Thursday, November 5, 2009

Prose Shakespeares and Life at Work

I thought I might post a photo today. When I went out very early for a run, I gasped in surprise. There was the beautiful full moon, in a silvery blue sky, with a huge ring around it. The ring was so big that I wasn't sure I'd be able to capture it on film (but it's a digital camera--what's the term for that? capture in pixels?).

By the time I got back, the ring was gone, so we'll never know. However, the experience reminds me of one of the things I've missed as my exercise has shifted to spin class--the outside experience. I spend so much time cooped up in an office.

As I made my morning smoothie, I listened to a news story about a local person who is accused of stealing millions from the social service agency where he worked. At first I was outraged about the fact that he worked for a social service agency, and he stole all that money that was designed to help people. I know that I don't have all the facts, like what kind of social service. But still, if he had been arrested for stealing from a big Wall Street firm, would I feel better? Stealing is stealing after all.

Then I started to think about the logistics of the theft. He probably didn't just take all that money in one chunk. Does the theft start small? How small? Does the thief intend to pay it all back some day?

I found myself thinking, maybe he just took office supplies. Then I laughed at myself--how much would one have to cart away to steal a million in office supplies?

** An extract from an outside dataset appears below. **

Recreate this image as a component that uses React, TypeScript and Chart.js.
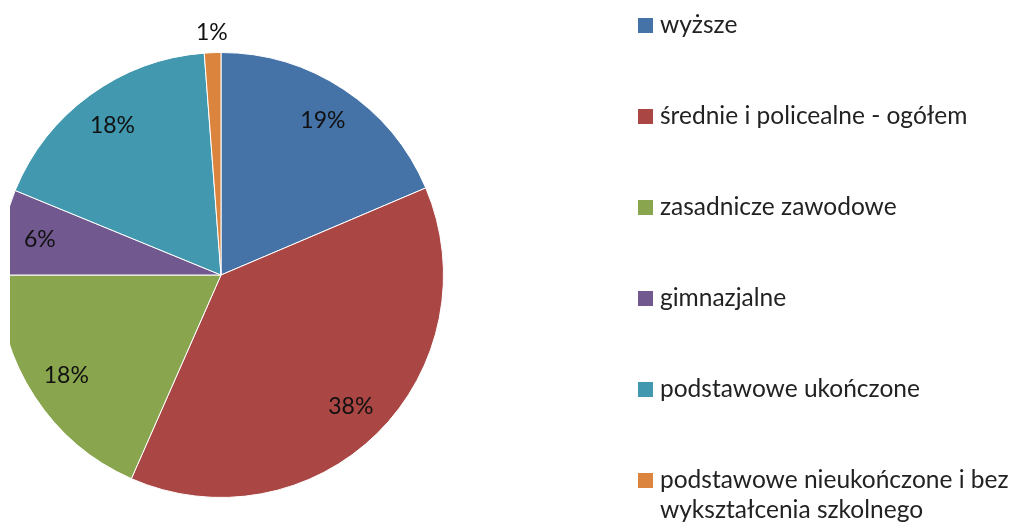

I turned my attention to The Washington Post, where I read a great book review of a new Dickens biography. I had forgotten how prolific Dickens was and how young he was when he died--58. Reviewer Michael Dirda says, "Many modern readers, I think, rather neglect Dickens, disdaining him as melodramatic and sentimental. Instead, we revere Jane Austen for her subtle wit or turn to Henry James for his delicate analyses of human motivation. But Dickens really is our prose Shakespeare. For proof, try almost any of his novels or just watch a DVD of the Royal Shakespeare Company or the BBC dramatizations of Nicholas Nickleby, Oliver Twist or David Copperfield."

I will always have a soft spot for Oliver Twist, since it was part of my dissertation. But I also love Hard Times--what wonderful names in that novel. Bleak House is my short hand term for any monumental task that I attempt again and again and never quite slog through.

And now, for my long day at work. I've been thinking about the Iranian hostages, since yesterday was the 30th anniversary of the takeover of the American embassy in Tehran. I remember exactly where we were when we heard the news. In 1979, I was in the 9th grade. My family had spent the week-end with another family at the Outer Banks, and we were in the final hours of that get-away. We were gathered in the living room and the TV was on, but no one was paying much attention. Suddenly, my father turned up the volume and asked for quiet. We watched the breaking news report. I remember thinking that those crazy people would never get away with this, and at the same time, wondering how it would all be resolved.

In later years, as I've worked in a variety of places with a vast assortment of people, I've returned to the thought of those hostages, taken and held in their place of work. I can't imagine spending over a year in captivity with most of my colleagues. I'm lucky in that I like most of them well enough to spend a working day with them. But to be cooped up with them day in and day out?

I've been toying with a poem that uses images of hostage taking and the modern workplace. After all, these days it's usually the job itself that holds us hostage. Let's see what happens . . .

2 comments:

Shefali Shah Choksi said...

i LOVE dickens! and if one is looking for explanations for rings around the full moon, motivation for theft, and being held hostage by jobs, he SHOULD be a primary source!
or do i mean shakespeare?
what say?

Dale said...

I love Dickens too, more and more as time goes on. I've left off reading Henry James, and Austen I may reread every once in a while with moderate pleasure: but Dickens becomes more intense and satisfying every time I read him. Shakespeare's a very good comparison -- such infinite invention and enthusiasm, so unhampered by good taste. (And like Shakespeare so uninterested in matters of the spirit; but you can't have everything.)